▸ **THE EXERCISE**
Find the word "chart" in the listing; pull out each line holding it.

▸ **DATA SECTION**

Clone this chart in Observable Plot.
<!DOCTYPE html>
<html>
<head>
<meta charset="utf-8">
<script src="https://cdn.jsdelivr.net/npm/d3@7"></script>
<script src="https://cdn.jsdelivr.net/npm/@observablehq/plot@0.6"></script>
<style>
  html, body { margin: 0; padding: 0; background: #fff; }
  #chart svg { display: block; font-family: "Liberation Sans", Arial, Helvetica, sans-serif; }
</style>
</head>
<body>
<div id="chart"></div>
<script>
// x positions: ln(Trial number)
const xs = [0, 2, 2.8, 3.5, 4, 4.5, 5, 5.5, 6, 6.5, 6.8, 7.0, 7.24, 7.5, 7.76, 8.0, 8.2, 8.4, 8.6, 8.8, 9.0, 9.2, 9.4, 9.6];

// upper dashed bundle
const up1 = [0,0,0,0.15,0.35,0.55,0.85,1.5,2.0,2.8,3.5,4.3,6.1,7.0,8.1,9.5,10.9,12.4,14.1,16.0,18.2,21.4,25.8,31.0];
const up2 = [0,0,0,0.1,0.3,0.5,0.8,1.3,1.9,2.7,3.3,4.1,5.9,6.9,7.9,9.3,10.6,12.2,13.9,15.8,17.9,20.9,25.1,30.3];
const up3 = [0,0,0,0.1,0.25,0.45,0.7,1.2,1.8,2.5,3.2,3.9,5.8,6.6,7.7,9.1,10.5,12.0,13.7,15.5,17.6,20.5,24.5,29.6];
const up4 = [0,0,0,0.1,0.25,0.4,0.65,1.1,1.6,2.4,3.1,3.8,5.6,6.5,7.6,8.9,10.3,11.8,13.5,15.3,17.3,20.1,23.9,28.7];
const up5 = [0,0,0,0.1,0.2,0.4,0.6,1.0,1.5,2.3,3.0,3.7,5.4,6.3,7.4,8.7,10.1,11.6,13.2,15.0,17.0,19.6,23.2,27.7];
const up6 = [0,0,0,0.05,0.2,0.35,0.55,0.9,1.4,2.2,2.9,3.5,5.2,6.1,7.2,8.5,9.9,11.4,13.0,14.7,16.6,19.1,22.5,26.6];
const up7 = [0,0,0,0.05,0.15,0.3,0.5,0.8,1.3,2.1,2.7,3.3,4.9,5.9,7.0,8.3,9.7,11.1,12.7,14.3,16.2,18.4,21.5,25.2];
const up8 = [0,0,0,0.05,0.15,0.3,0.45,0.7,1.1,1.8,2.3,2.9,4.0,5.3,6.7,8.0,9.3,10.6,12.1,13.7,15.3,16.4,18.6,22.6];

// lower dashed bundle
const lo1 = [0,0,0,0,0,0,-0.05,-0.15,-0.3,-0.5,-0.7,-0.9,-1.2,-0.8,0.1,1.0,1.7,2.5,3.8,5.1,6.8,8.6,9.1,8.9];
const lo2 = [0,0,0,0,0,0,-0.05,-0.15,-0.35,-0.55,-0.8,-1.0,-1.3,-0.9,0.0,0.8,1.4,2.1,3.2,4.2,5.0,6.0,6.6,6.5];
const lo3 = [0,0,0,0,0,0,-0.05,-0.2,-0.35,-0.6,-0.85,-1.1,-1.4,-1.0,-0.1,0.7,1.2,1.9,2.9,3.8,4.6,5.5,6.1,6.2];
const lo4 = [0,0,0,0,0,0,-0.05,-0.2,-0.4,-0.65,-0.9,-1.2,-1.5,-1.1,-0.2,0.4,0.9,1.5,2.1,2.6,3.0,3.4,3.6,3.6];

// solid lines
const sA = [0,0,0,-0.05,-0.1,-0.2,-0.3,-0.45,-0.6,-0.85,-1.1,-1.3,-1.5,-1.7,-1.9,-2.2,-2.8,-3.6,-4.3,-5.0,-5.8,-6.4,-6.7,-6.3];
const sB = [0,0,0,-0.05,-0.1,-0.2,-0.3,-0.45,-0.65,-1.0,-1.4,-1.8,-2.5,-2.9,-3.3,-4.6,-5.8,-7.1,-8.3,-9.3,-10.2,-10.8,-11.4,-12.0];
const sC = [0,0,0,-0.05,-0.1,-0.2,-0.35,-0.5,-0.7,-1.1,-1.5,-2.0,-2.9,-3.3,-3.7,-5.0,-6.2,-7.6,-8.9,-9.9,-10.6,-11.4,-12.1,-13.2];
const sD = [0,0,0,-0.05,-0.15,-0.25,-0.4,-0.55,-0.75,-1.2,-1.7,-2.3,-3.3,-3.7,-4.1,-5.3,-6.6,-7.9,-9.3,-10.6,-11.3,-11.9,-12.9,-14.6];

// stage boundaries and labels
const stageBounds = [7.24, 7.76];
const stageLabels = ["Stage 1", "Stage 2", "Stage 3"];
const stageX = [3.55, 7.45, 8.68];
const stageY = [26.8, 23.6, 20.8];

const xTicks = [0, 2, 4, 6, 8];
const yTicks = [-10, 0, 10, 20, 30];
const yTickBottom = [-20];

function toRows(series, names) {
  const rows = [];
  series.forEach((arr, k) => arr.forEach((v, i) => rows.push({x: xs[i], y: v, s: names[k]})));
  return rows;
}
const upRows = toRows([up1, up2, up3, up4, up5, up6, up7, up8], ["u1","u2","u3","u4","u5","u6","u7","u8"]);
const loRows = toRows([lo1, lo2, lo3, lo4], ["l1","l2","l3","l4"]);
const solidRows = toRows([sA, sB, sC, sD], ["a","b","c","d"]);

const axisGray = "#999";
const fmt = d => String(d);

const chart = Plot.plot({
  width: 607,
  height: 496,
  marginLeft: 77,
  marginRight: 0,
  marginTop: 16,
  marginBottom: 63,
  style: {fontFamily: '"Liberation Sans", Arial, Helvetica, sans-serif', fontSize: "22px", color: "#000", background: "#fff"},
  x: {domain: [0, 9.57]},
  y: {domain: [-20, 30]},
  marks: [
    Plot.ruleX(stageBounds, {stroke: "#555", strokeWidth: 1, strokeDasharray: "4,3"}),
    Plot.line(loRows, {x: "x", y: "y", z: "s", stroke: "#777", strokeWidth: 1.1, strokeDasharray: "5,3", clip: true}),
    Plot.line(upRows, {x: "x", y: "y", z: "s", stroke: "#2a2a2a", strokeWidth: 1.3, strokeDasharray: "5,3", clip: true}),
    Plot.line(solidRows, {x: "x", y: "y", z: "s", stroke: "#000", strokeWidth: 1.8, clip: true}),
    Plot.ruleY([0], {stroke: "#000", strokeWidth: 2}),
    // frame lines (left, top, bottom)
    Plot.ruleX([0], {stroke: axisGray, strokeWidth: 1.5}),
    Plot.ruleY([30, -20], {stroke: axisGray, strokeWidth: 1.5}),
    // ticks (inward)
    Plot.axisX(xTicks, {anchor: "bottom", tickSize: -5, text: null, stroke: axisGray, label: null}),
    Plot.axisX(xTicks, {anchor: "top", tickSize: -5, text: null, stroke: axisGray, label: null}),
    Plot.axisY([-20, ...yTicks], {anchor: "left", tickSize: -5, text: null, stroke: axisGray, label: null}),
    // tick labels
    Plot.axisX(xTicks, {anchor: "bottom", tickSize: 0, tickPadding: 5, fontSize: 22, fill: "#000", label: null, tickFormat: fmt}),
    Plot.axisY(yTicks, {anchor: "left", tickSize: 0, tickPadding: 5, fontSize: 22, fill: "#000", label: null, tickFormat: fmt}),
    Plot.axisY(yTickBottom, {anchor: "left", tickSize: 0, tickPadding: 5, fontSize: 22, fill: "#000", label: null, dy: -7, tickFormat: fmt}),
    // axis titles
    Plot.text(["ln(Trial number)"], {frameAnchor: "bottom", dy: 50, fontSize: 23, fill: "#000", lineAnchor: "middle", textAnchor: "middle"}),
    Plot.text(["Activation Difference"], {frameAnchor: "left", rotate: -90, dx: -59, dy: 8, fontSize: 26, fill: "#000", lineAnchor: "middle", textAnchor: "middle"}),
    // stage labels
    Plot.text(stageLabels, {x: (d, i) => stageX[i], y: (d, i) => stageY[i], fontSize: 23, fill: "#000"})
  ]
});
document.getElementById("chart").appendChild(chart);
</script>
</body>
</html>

▸ **TASK RESULT**
Clone this chart in Observable Plot.
  #chart svg { display: block; font-family: "Liberation Sans", Arial, Helvetica, sans-serif; }
<div id="chart"></div>
const chart = Plot.plot({
document.getElementById("chart").appendChild(chart);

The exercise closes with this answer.